As Sayers said of the Club: ‘If there is any serious aim behind the avowedly frivolous organisation … it is to keep the detective story up to the highest standards that its nature permits, and to free it from the bad legacy of sensationalism, clap-trap and jargon with which it was unhappily burdened in the past.’

Monsignor Ronald Knox, another member, conceived the interwar detective story as a kind of game with rules, rather like tennis, which was to be played out between ‘the author of the one part and the reader of the other part’.

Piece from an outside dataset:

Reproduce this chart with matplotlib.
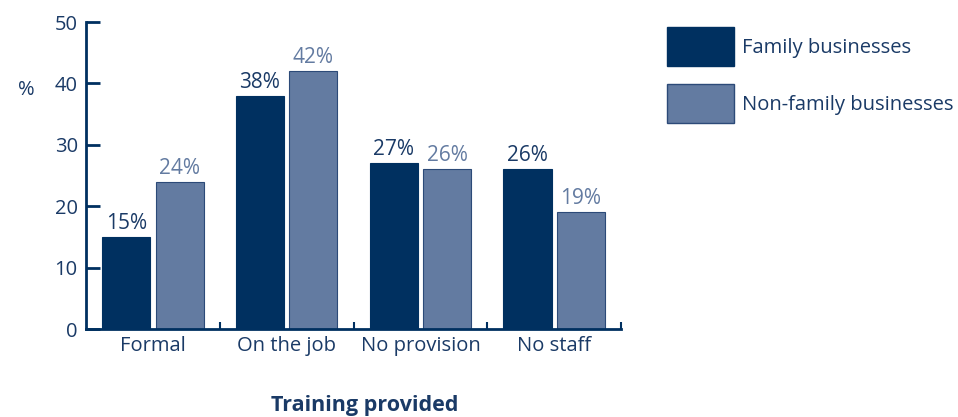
import matplotlib.pyplot as plt
from matplotlib.patches import Patch

categories = ["Formal", "On the job", "No provision", "No staff"]
family = [15, 38, 27, 26]
non_family = [24, 42, 26, 19]
series_names = ["Family businesses", "Non-family businesses"]

dark = "#003060"
light = "#637ba1"
text_col = "#1a3a66"

plt.rcParams['font.family'] = ['Open Sans', 'DejaVu Sans']
fs = 14.5

fig = plt.figure(figsize=(9.58, 4.17), dpi=100)
ax = fig.add_axes([0.0898, 0.211, 0.5585, 0.736])

x = list(range(len(categories)))
w = 0.36
ax.bar([i - 0.2 for i in x], family, width=w, color=dark, edgecolor=dark, linewidth=0.8)
ax.bar([i + 0.2 for i in x], non_family, width=w, color=light, edgecolor="#2c4a78", linewidth=0.8)

for i in x:
    ax.text(i - 0.2, family[i] + 0.5, f"{family[i]}%", ha="center", va="bottom",
            fontsize=15, color=text_col)
    ax.text(i + 0.2, non_family[i] + 0.5, f"{non_family[i]}%", ha="center", va="bottom",
            fontsize=15, color=light)

ax.set_xlim(-0.5, 3.5)
ax.set_ylim(0, 50)
ax.set_yticks(range(0, 51, 10))
ax.set_xticks(x)
ax.set_xticklabels(categories)
ax.set_xticks([0.5, 1.5, 2.5, 3.5], minor=True)

for s in ["top", "right"]:
    ax.spines[s].set_visible(False)
for s in ["left", "bottom"]:
    ax.spines[s].set_color(dark)
    ax.spines[s].set_linewidth(2)

ax.tick_params(axis="y", direction="in", length=10, width=2, color=dark,
               labelsize=fs, labelcolor=text_col, pad=6)
ax.tick_params(axis="x", which="major", length=0, labelsize=fs, labelcolor=text_col, pad=5)
ax.tick_params(axis="x", which="minor", direction="in", length=5, width=1.5, color=dark)

ax.text(-0.127, 0.78, "%", transform=ax.transAxes, fontsize=fs, color=text_col,
        ha="left", va="center")

fig.text(365 / 958, 1 - 405 / 417, "Training provided", ha="center", va="center",
         fontsize=15.5, fontweight="bold", color=text_col)

handles = [Patch(facecolor=dark, edgecolor=dark),
           Patch(facecolor=light, edgecolor="#2c4a78")]
fig.legend(handles, series_names, loc="upper left", bbox_to_anchor=(667 / 958, 1 - 27 / 417),
           frameon=False, fontsize=fs, labelcolor=text_col, handlelength=3.33,
           handleheight=2.6, labelspacing=0.9, handletextpad=0.4, borderpad=0,
           borderaxespad=0)

fig.savefig("out.png", dpi=100)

He laid out the regulations of this game in a (tongue-in-cheek) set of Ten Commandments, and advised that they should be followed as strictly as the rules of cricket:

1. The criminal must be someone mentioned in the early part of the story, but must not be anyone whose thoughts the reader has been allowed to follow.

[Agatha Christie broke this rule, with tremendous effect, in
The Murder of Roger Ackroyd
, by making her narrator the perpetrator. But some readers were quite genuinely affronted and aggrieved by what they saw as a betrayal of trust on her part as an author. It’s a reaction that’s difficult to understand without getting back into the mindset that took the Ten Commandments terribly seriously.]

2. All supernatural or preternatural agencies are ruled out as a matter of course.

3. Not more than one secret room or passage is allowable.

[Knox added that even one secret passage was on the edges of acceptability: when employing one himself, he was careful to plant a clue, pointing out ‘beforehand that the house had belonged to Catholics in penal times’.]

4. No hitherto undiscovered poisons may be used, nor any appliance which will need a long scientific explanation at the end.

5. No Chinaman must figure in the story.

6. No accident must ever help the detective, nor must he ever have an unaccountable intuition which proves to be right.

[That’s Maria Marten’s stepmother’s dream ruled out: the old conventions of melodrama were by now completely superseded.]